Session Name: Contested Borders and Heritages in Contemporary Art in Asia
3 - Timed Out?: Mughal Pasts and South Asian Futures
Tuesday, July 30, 2024
09:00 – 10:45 (GMT+7)
Presentation Abstract The Mughals. Their very name spells power and prestige. Of Turkic-Mongol origin, the dynasty ruled most of northern India from the 16th to the 18th century, its emperors ranking among the Subcontinent’s greatest patrons of the arts, famous for their cultivation of ornate Miniature painting, for their jewels, lush gardens, and the splendour of their architectural creations like the oft-lauded Taj Mahal. Their spectre still looms large in the Subcontinent. This paper will investigate how this most glamorous of Muslim dynasties in South Asia, haunts the art, culture, and political agendas of both India and Pakistan.

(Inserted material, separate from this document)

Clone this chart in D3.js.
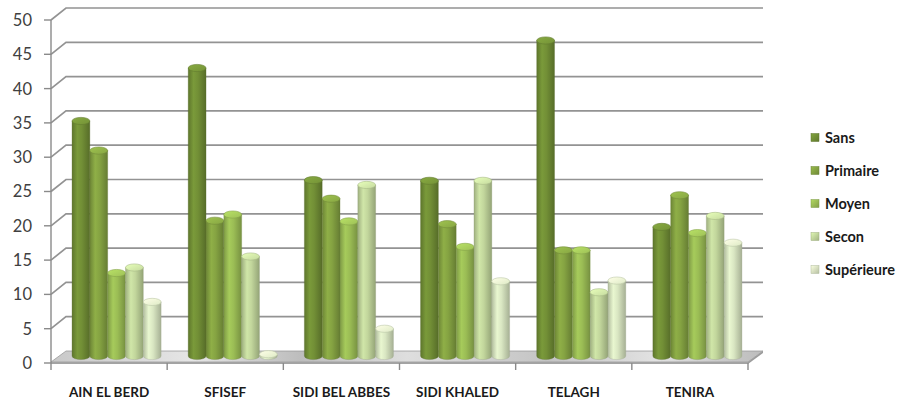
<!DOCTYPE html>
<html>
<head>
<meta charset="utf-8">
<script src="https://cdn.jsdelivr.net/npm/d3@7/dist/d3.min.js"></script>
<style>
  html, body { margin: 0; padding: 0; background: #ffffff; }
  svg { display: block; }
</style>
</head>
<body>
<svg id="chart" width="899" height="401"></svg>
<script>
// Communes and education levels (share of population, %)
const categories = ["AIN EL BERD", "SFISEF", "SIDI BEL ABBES", "SIDI KHALED", "TELAGH", "TENIRA"];
const seriesNames = ["Sans", "Primaire", "Moyen", "Secon", "Supérieure"];
const sans       = [34.8, 42.5, 26.2, 26.1, 46.5, 19.4];
const primaire   = [30.5, 20.3, 23.5, 19.8, 16.0, 24.0];
const moyen      = [12.7, 21.2, 20.2, 16.5, 16.0, 18.5];
const secon      = [13.5, 15.1, 25.5, 26.1,  9.9, 21.0];
const superieure = [ 8.5,  0.9,  4.6, 11.5, 11.6, 17.1];
const seriesValues = [sans, primaire, moyen, secon, superieure];
const yTicks = [0, 5, 10, 15, 20, 25, 30, 35, 40, 45, 50];
const seriesColors = ["#728f36", "#85a342", "#9bbd55", "#c2d69c", "#d9e6c2"];

const svg = d3.select("#chart");
const defs = svg.append("defs");

// 3D box geometry: front plane and back wall offset
const depthX = 15, depthY = -12;
const frontLeft = 51, frontRight = 748;
const yFront = d3.scaleLinear().domain([0, 50]).range([363, 20]);
const yBack = v => yFront(v) + depthY;

// Bars sit halfway through the depth
const x0 = d3.scaleBand().domain(categories)
  .range([frontLeft + depthX / 2, frontRight + depthX / 2]).paddingInner(0).paddingOuter(0);
const x1 = d3.scaleBand().domain(seriesNames)
  .range([0, x0.bandwidth()]).paddingInner(0).paddingOuter(0.76);
const yBar = d3.scaleLinear().domain([0, 50]).range([360.4, 16.4]);
const baseY = 356;
const capRy = 3.6;

// Gradients for cylinders and caps
seriesColors.forEach((c, i) => {
  const col = d3.color(c);
  const g = defs.append("linearGradient").attr("id", "cyl" + i)
    .attr("x1", "0%").attr("x2", "100%").attr("y1", "0%").attr("y2", "0%");
  g.append("stop").attr("offset", "0%").attr("stop-color", col.darker(0.55));
  g.append("stop").attr("offset", "30%").attr("stop-color", col.brighter(0.2));
  g.append("stop").attr("offset", "55%").attr("stop-color", col);
  g.append("stop").attr("offset", "100%").attr("stop-color", col.darker(0.75));
  const cg = defs.append("linearGradient").attr("id", "cap" + i)
    .attr("x1", "0%").attr("x2", "100%").attr("y1", "0%").attr("y2", "100%");
  cg.append("stop").attr("offset", "0%").attr("stop-color", col.brighter(0.5));
  cg.append("stop").attr("offset", "100%").attr("stop-color", col.brighter(0.05));
  const lg = defs.append("linearGradient").attr("id", "leg" + i)
    .attr("x1", "0%").attr("x2", "100%").attr("y1", "0%").attr("y2", "100%");
  lg.append("stop").attr("offset", "0%").attr("stop-color", col.brighter(0.4));
  lg.append("stop").attr("offset", "100%").attr("stop-color", col.darker(0.5));
});

// Floor gradient
const fg = defs.append("linearGradient").attr("id", "floor")
  .attr("x1", "0%").attr("x2", "100%").attr("y1", "0%").attr("y2", "0%");
[[0, "#c8c8c8"], [0.2, "#e6e6e6"], [0.35, "#bdbdbd"], [0.5, "#dedede"], [0.7, "#c4c4c4"], [0.85, "#e2e2e2"], [1, "#bcbcbc"]]
  .forEach(([o, c]) => fg.append("stop").attr("offset", o).attr("stop-color", c));

// Back wall gridlines with their diagonal runs on the side wall
const grid = svg.append("g").attr("fill", "none").attr("stroke", "#939393").attr("stroke-width", 1.7);
yTicks.filter(v => v > 0).forEach(v => {
  grid.append("path").attr("d",
    `M${frontLeft},${yFront(v)} L${frontLeft + depthX},${yBack(v)} H${frontRight + depthX}`);
});

// Floor
const floorTop = yBack(0), floorFront = yFront(0) - 1;
svg.append("path")
  .attr("d", `M${frontLeft + depthX},${floorTop} H${frontRight + depthX} L${frontRight},${floorFront} H${frontLeft} Z`)
  .attr("fill", "url(#floor)").attr("stroke", "#9a9a9a").attr("stroke-width", 0.8);
svg.append("rect").attr("x", frontLeft).attr("y", floorFront).attr("width", frontRight - frontLeft).attr("height", 2)
  .attr("fill", "#a3a3a3");
svg.append("path")
  .attr("d", `M${frontRight},${floorFront} L${frontRight + depthX},${floorTop} V${floorTop + 2} L${frontRight},${floorFront + 2} Z`)
  .attr("fill", "#9b9b9b");

// Y axis (front edge) with ticks and labels
const yAxis = svg.append("g");
yAxis.append("line").attr("x1", frontLeft).attr("x2", frontLeft)
  .attr("y1", yFront(50)).attr("y2", yFront(0)).attr("stroke", "#8a8a8a").attr("stroke-width", 1.4);
yAxis.selectAll("line.tick").data(yTicks).join("line").attr("class", "tick")
  .attr("x1", frontLeft - 7).attr("x2", frontLeft)
  .attr("y1", d => yFront(d)).attr("y2", d => yFront(d))
  .attr("stroke", "#8a8a8a").attr("stroke-width", 1.4);
yAxis.selectAll("text").data(yTicks).join("text")
  .attr("x", 32).attr("y", d => yFront(d)).attr("dy", "0.36em")
  .attr("text-anchor", "end")
  .attr("font-family", "Lato, 'Open Sans', sans-serif").attr("font-size", 16.5)
  .attr("fill", "#404040").text(d => d);

// X axis ticks and category labels
const xAxis = svg.append("g");
const boundaries = d3.range(categories.length + 1).map(i => frontLeft + i * (frontRight - frontLeft) / categories.length);
xAxis.selectAll("line").data(boundaries).join("line")
  .attr("x1", d => d).attr("x2", d => d).attr("y1", yFront(0)).attr("y2", yFront(0) + 7)
  .attr("stroke", "#8a8a8a").attr("stroke-width", 1.4);
xAxis.selectAll("text").data(categories).join("text")
  .attr("x", d => x0(d) - depthX / 2 + x0.bandwidth() / 2).attr("y", 397)
  .attr("text-anchor", "middle")
  .attr("font-family", "Lato, 'Open Sans', sans-serif").attr("font-weight", "bold").attr("font-size", 13.5)
  .attr("fill", "#1a1a1a").text(d => d);

// Cylinders
const bars = svg.append("g");
categories.forEach((cat, ci) => {
  seriesNames.forEach((s, si) => {
    const v = seriesValues[si][ci];
    const x = x0(cat) + x1(s);
    const w = x1.bandwidth();
    const rx = w / 2;
    const yc = yBar(v);
    const g = bars.append("g");
    g.append("path")
      .attr("d", `M${x},${yc} V${baseY} A${rx},${capRy} 0 0 0 ${x + w},${baseY} V${yc} Z`)
      .attr("fill", `url(#cyl${si})`)
      .attr("stroke", d3.color(seriesColors[si]).darker(0.9)).attr("stroke-width", 0.5).attr("stroke-opacity", 0.6);
    g.append("ellipse")
      .attr("cx", x + rx).attr("cy", yc).attr("rx", rx).attr("ry", capRy)
      .attr("fill", `url(#cap${si})`)
      .attr("stroke", d3.color(seriesColors[si]).darker(0.4)).attr("stroke-width", 0.6);
  });
});

// Legend
const legend = svg.append("g");
const legY = [138, 171, 204, 237, 270];
seriesNames.forEach((s, i) => {
  legend.append("rect").attr("x", 811).attr("y", legY[i] - 4.5).attr("width", 8).attr("height", 8)
    .attr("fill", `url(#leg${i})`).attr("stroke", d3.color(seriesColors[i]).darker(0.6)).attr("stroke-width", 0.5);
  legend.append("text").attr("x", 825).attr("y", legY[i]).attr("dy", "0.35em")
    .attr("font-family", "Lato, 'Open Sans', sans-serif").attr("font-weight", "bold").attr("font-size", 14.5)
    .attr("fill", "#1a1a1a").text(s);
});
</script>
</body>
</html>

If in Pakistan, the Mughal past is celebrated, in India today it is increasingly, and insistently, denigrated by Right-wing politicians. And yet, artists of both countries continue to be inspired by the Mughals. Is this current fascination in South Asian art merely a nostalgic reworking of a golden age of glory? This paper argues otherwise. Focusing on contemporary artists responding to or utilising the Mughals stylistically or thematically in paintings and installations, it will propose that in both India and Pakistan, revisiting the ‘glittering’ past of this bygone era serves to protest against an increasingly conflict-ridden present. Examining London-based Kashmiri Raqib Shaw’s gold-embossed paintings, Indian artist Gulammohammed Sheikh’s Mappa Mundi series of jewel-hued collages, and American Pakistani Shahzia Sikander’s mini and massive miniature painting-inspired output, this paper will demonstrate how their use of Mughal motifs deliberately undermines religious fundamentalism.